La Loire est en relation suivie avec la Seine par le canal d’Orléans-Briare-Loing, et le canal du Nivernais. Le canal du Centre le relie au Rhône : ce Canal du Centre, anciennement nommé canal du Charolais, part du canal latéral à la Loire en face de Digoin, traverse presque aussitôt le fleuve par un aqueduc de plus de 200 mètres, puis remonte la vallée de la Bourbince. Arrivé à la hauteur des terres, près du Creuzot, à moins de 350 mètres d’altitude, il passe dans la vallée de la Dheune, qu’il abandonne à Chagny pour piquer droit sur Châlon : là il atteint la Saône, après 117 kilomètres. Sur le versant de la Loire il a 78 mètres de pente rachetés par 30 écluses, et sur celui de la Saône 131 mètres rachetés par 51 écluses. Des prises d’eau en ruisseau ou en rivière l’alimentent, ainsi que quatorze réservoirs, dont douze tributaires du bief de partage.

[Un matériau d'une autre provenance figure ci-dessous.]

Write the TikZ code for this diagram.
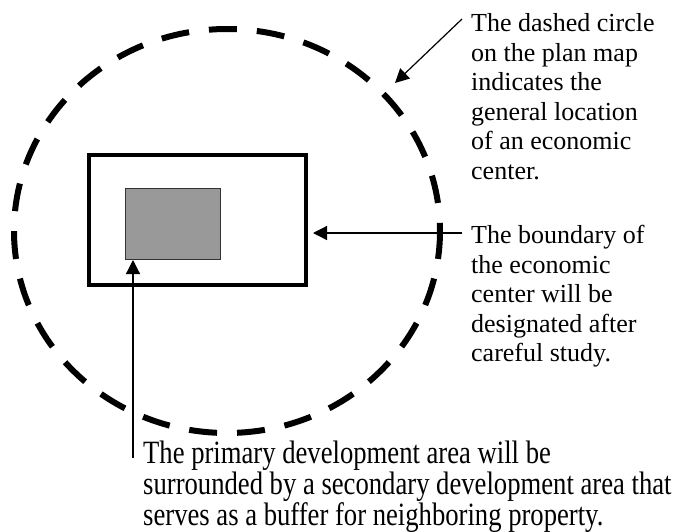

Il n’y a pas encore de voie navigable unissant n’importe quelle rivière du bassin de la Loire à n’importe quel cours d’eau du bassin de la Charente et de la Gironde.

  1. C’est ainsi qu’en 1856 elle a fouillé les ossements du cimetière de la Chapelle-sur-Loire (Indre-et-Loire).
  2. Fausses rivières, bras latéraux.
  3. On écrit aussi Thaurion, Torion, Thorion ; et, à bien écouter les paysans, il semble qu’on devrait dire et écrire Tourion.